Negative i-cache coherency interaction?

Another possibility is that using both code and data accesses to nearby addresses is defeating the CPU cache strategy. I believe x86 implements an essentially automatic code/data coherency model, which is likely to result in the invalidation of large amounts of nearby cached instructions on any memory write. You can't really fix this by changing your program to not use the stack (obviously you can move the dynamic code) because the stack is written by the machine code all the time, for example, whenever a parameter or return address is pushed for a procedure call.

The CPU's are really fast these days relative to the DRAM or even the outer level cache rings, so anything that defeats the inner cache rings will be quite serious, plus its implementation probably involves some sort of micro-trap within the CPU implementation, followed by a "loop" in HW to invalidate things.
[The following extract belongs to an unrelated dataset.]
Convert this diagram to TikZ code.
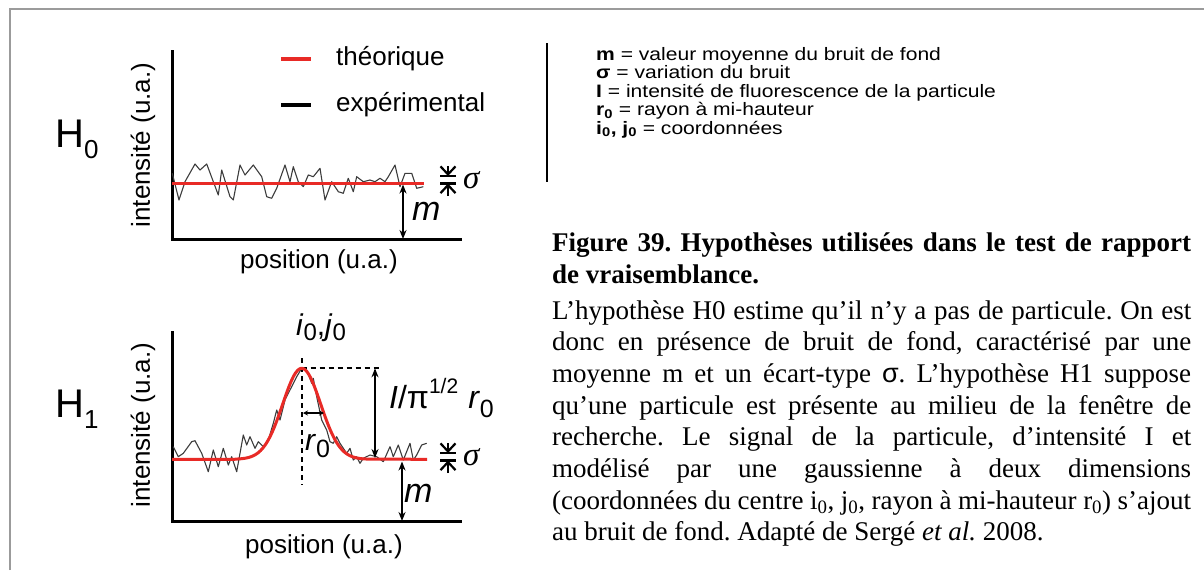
\documentclass[tikz,border=0pt]{standalone}
\usepackage{fontspec}
\setmainfont{Liberation Serif}
\newfontfamily\arial{Liberation Sans}
\newfontfamily\arialwide[FakeStretch=1.17]{Liberation Sans}
\usetikzlibrary{arrows.meta}
\definecolor{framegray}{RGB}{155,155,155}
\definecolor{curvered}{RGB}{232,42,38}
\definecolor{noisegray}{RGB}{60,60,60}
\newcommand{\myfs}[1]{\fontsize{#1}{#1}\selectfont}
\frenchspacing
\begin{document}
\begin{tikzpicture}[x=1pt,y=-1pt,
  axisline/.style={line width=3pt, line cap=rect},
  redline/.style={curvered, line width=3pt},
  noiseline/.style={noisegray, line width=1.1pt, line join=round},
  marrow/.style={{Stealth[length=9pt,width=7pt]}-{Stealth[length=9pt,width=7pt]}, line width=1.8pt},
  smallarrow/.style={{Stealth[length=5pt,width=5pt]}-{Stealth[length=5pt,width=5pt]}, line width=1.5pt},
  sigtip/.style={-{Straight Barb[length=8pt,width=15pt]}, line width=2.2pt},
  sigbar/.style={line width=2.2pt},
  dashline/.style={line width=2pt, dash pattern=on 5pt off 4pt},
  axlabel/.style={font=\arial\myfs{26}, inner sep=0pt},
  hlabel/.style={font=\arial, inner sep=0pt, anchor=base west},
  legtext/.style={font=\arialwide\myfs{18}, inner sep=0pt, anchor=base west},
  captext/.style={font=\myfs{27}, inner sep=0pt, anchor=base west}]
\useasboundingbox (0,0) rectangle (1204,570);
% frame
\draw[framegray, line width=2pt] (10,570) -- (10,9) -- (1204,9);

% ================= H0 =================
\node[hlabel] (h0) at (55,147) {\myfs{40}H\raisebox{-11pt}{\myfs{26}0}};
\coordinate (a0top) at (172,51);
\coordinate (a0org) at (172,239.5);
\coordinate (a0end) at (460,239.5);
\draw[axisline] (a0top) -- (a0org) -- (a0end);
\node[axlabel, rotate=90] (int0) at (143,145) {intensité (u.a.)};
\node[axlabel] (pos0) at (319,262) {position (u.a.)};
% legend
\coordinate (lr1) at (281,59); \coordinate (lr2) at (311,59);
\coordinate (lb1) at (281,105); \coordinate (lb2) at (311,105);
\draw[curvered, line width=4pt] (lr1) -- (lr2);
\draw[black, line width=4pt] (lb1) -- (lb2);
\node[hlabel, font=\arial\myfs{26}] (lth) at (336,65) {théorique};
\node[hlabel, font=\arial\myfs{26}] (lex) at (336,111) {expérimental};
% noise
\draw[noiseline] (172.3,173.3) -- (179,200) -- (185,181.7) -- (195,164) -- (200,170) -- (206.7,164) -- (218.3,195) -- (221.7,170) -- (230,196.7) -- (233.3,200) -- (240,165) -- (245,175) -- (253.3,165) -- (261.7,176.7) -- (266.7,196.7) -- (271.7,198.3) -- (276.7,188.3) -- (285,165) -- (290,181.7) -- (293.3,166.7) -- (298.3,181.7) -- (303.3,186.7) -- (308.3,175) -- (313.3,176.7) -- (320,168.3) -- (325,200) -- (331.7,181.7) -- (338.3,191.7) -- (343.3,193.3) -- (348.3,178.3) -- (353.3,191.7) -- (356.7,176.7) -- (363.3,181.7) -- (370,180) -- (375,181.7) -- (380,178.3) -- (385,181.7) -- (388.3,176.7) -- (395,165) -- (400,186.7) -- (405,173.3) -- (411.7,173.3) -- (416.7,188.3) -- (423.3,186.7);
\coordinate (r0a) at (172,183); \coordinate (r0b) at (424,183);
\draw[redline] (r0a) -- (r0b);
% m arrow
\coordinate (m0top) at (403,184.5); \coordinate (m0bot) at (403,239);
\draw[marrow] (m0top) -- (m0bot);
\node[hlabel, font=\arial\itshape\myfs{34}] (m0) at (412,220) {m};
% sigma marker
\draw[sigtip] (448,166) -- (448,176);
\draw[sigbar] (440,176) -- (456,176);
\draw[sigbar] (440,183.5) -- (456,183.5);
\draw[sigtip] (448,196) -- (448,183.5);
\node[hlabel, font=\itshape\myfs{33}] (s0) at (463,188) {σ};

% ================= H1 =================
\node[hlabel] (h1) at (55,417) {\myfs{40}H\raisebox{-11pt}{\myfs{26}1}};
\coordinate (a1top) at (172,332);
\coordinate (a1org) at (172,521);
\coordinate (a1end) at (460,521);
\draw[axisline] (a1top) -- (a1org) -- (a1end);
\node[axlabel, rotate=90] (int1) at (143,425) {intensité (u.a.)};
\node[axlabel] (pos1) at (324,547) {position (u.a.)};
% noise
\draw[noiseline] (173.3,446.7) -- (178.3,456.7) -- (183.3,453.3) -- (191.7,441.7) -- (195,440.7) -- (201.7,453.3) -- (208.3,471.7) -- (213.3,450) -- (218.3,466.7) -- (223.3,448.3) -- (228.3,465) -- (231.7,456.7) -- (236.7,471.7) -- (243.3,435) -- (246.7,445) -- (250,436.7) -- (255,448.3) -- (258.3,441.7) -- (263.3,446.7) -- (268.3,440) -- (273.3,423.3) -- (276.7,410) -- (280,420) -- (285,400) -- (290,390) -- (296.7,376.7) -- (301.7,368.3) -- (306.7,370) -- (311.7,383.3) -- (313.3,378.3) -- (316.7,396.7) -- (321.7,420) -- (326.7,430) -- (330,441.7) -- (333.3,443.3) -- (336.7,436.7) -- (340,443.3) -- (346.7,453.3) -- (350,448.3) -- (353.3,460) -- (356.7,456.7) -- (360,463.3) -- (363.3,458.3) -- (370,455) -- (376.7,456.7) -- (383.3,461.7) -- (390,446.7) -- (393.3,456.7) -- (398.3,445) -- (403.3,460) -- (410,443.3) -- (413.3,460) -- (416.7,455) -- (421.7,445) -- (426.7,443.3);
% dashed guides
\coordinate (peak) at (301.7,368.3);
\coordinate (dvtop) at (302,358); \coordinate (dvbot) at (302,485);
\coordinate (dhend) at (380,368.3);
\draw[dashline] (dvtop) -- (dvbot);
\draw[dashline] (peak) -- (dhend);
% gaussian
\coordinate (g1a) at (172,459.3); \coordinate (g1b) at (427,459.3);
\draw[redline, line join=round] (g1a) -- (235,459.3) -- plot[domain=235:368, samples=90] (\x, {459.3-91*exp(-((\x-301.7)^2)/722)}) -- (g1b);
% amplitude arrow
\coordinate (ampt) at (375,368.3); \coordinate (ampb) at (375,458);
\draw[marrow] (ampt) -- (ampb);
\node[hlabel, font=\arial\myfs{32}] (amp) at (389,408) {\textit{I}/π\raisebox{15pt}{\myfs{21}1/2}\hspace{10pt}\textit{r}\raisebox{-9pt}{\myfs{25}0}};
% r0 arrow
\coordinate (rwa) at (303,413); \coordinate (rwb) at (324,413);
\draw[smallarrow] (rwa) -- (rwb);
\node[hlabel, font=\arial\myfs{30}] (rlab) at (305,450) {\textit{r}\raisebox{-7pt}{\myfs{25}0}};
% i0 j0
\node[hlabel, font=\arial\myfs{30}] (ij) at (296,335) {\textit{i}\raisebox{-5pt}{\myfs{24}0},\textit{j}\raisebox{-5pt}{\myfs{24}0}};
% m arrow
\coordinate (m1top) at (402,461.5); \coordinate (m1bot) at (402,521);
\draw[marrow] (m1top) -- (m1bot);
\node[hlabel, font=\arial\itshape\myfs{34}] (m1) at (404,502) {m};
% sigma marker
\draw[sigtip] (448,443) -- (448,453);
\draw[sigbar] (440,453) -- (456,453);
\draw[sigbar] (440,460.5) -- (456,460.5);
\draw[sigtip] (448,473) -- (448,460.5);
\node[hlabel, font=\itshape\myfs{33}] (s1) at (463,465) {σ};

% ================= legend text =================
\coordinate (sept) at (547,43); \coordinate (sepb) at (547,182);
\draw[line width=1.5pt] (sept) -- (sepb);
\node[legtext] (d1) at (596,60) {\textbf{m} = valeur moyenne du bruit de fond};
\node[legtext] (d2) at (596,78.5) {\textbf{σ} = variation du bruit};
\node[legtext] (d3) at (596,97) {\textbf{I} = intensité de fluorescence de la particule};
\node[legtext] (d4) at (596,115.5) {\textbf{r\textsubscript{0}} = rayon à mi-hauteur};
\node[legtext] (d5) at (596,134) {\textbf{i\textsubscript{0}, j\textsubscript{0}} = coordonnées};

% ================= caption =================
\node[captext] (c1) at (552,251) {\makebox[639pt][s]{\textbf{Figure 39. Hypothèses utilisées dans le test de rapport}}};
\node[captext] (c2) at (552,283) {\textbf{de vraisemblance.}};
\node[captext] (c3) at (552,319) {\makebox[639pt][s]{L’hypothèse H0 estime qu’il n’y a pas de particule. On est}};
\node[captext] (c4) at (552,350.7) {\makebox[639pt][s]{donc en présence de bruit de fond, caractérisé par une}};
\node[captext] (c5) at (552,382.4) {\makebox[639pt][s]{moyenne m et un écart-type {\arial σ}. L’hypothèse H1 suppose}};
\node[captext] (c6) at (552,414.1) {\makebox[639pt][s]{qu’une particule est présente au milieu de la fenêtre de}};
\node[captext] (c7) at (552,445.8) {\makebox[639pt][s]{recherche. Le signal de la particule, d’intensité I et}};
\node[captext] (c8) at (552,477.5) {\makebox[639pt][s]{modélisé par une gaussienne à deux dimensions}};
\node[captext] (c9) at (552,509.2) {\makebox[639pt][s]{(coordonnées du centre i\textsubscript{0}, j\textsubscript{0}, rayon à mi-hauteur r\textsubscript{0}) s’ajout}};
\node[captext] (c10) at (552,540.9) {au bruit de fond. Adapté de Sergé \textit{et al.} 2008.};
\end{tikzpicture}
\end{document}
It isn't something Intel or AMD would have worried about speed on, since for most programs it would never happen and when it did it would normally only happen once after loading a program.

score 2 · Accepted Answer

My guess is that, since you have the variable i on the stack also, when you change i in your for loop, you trash the same cache line that the code is sitting in. Put the code in the middle of your buffer somewhere (and perhaps enlarge the buffer) so as to keep it separated from the other stack variables.

Also note that execution of instructions on the stack is usually the hallmark of a security exploit (such as a buffer overrun) being exploited.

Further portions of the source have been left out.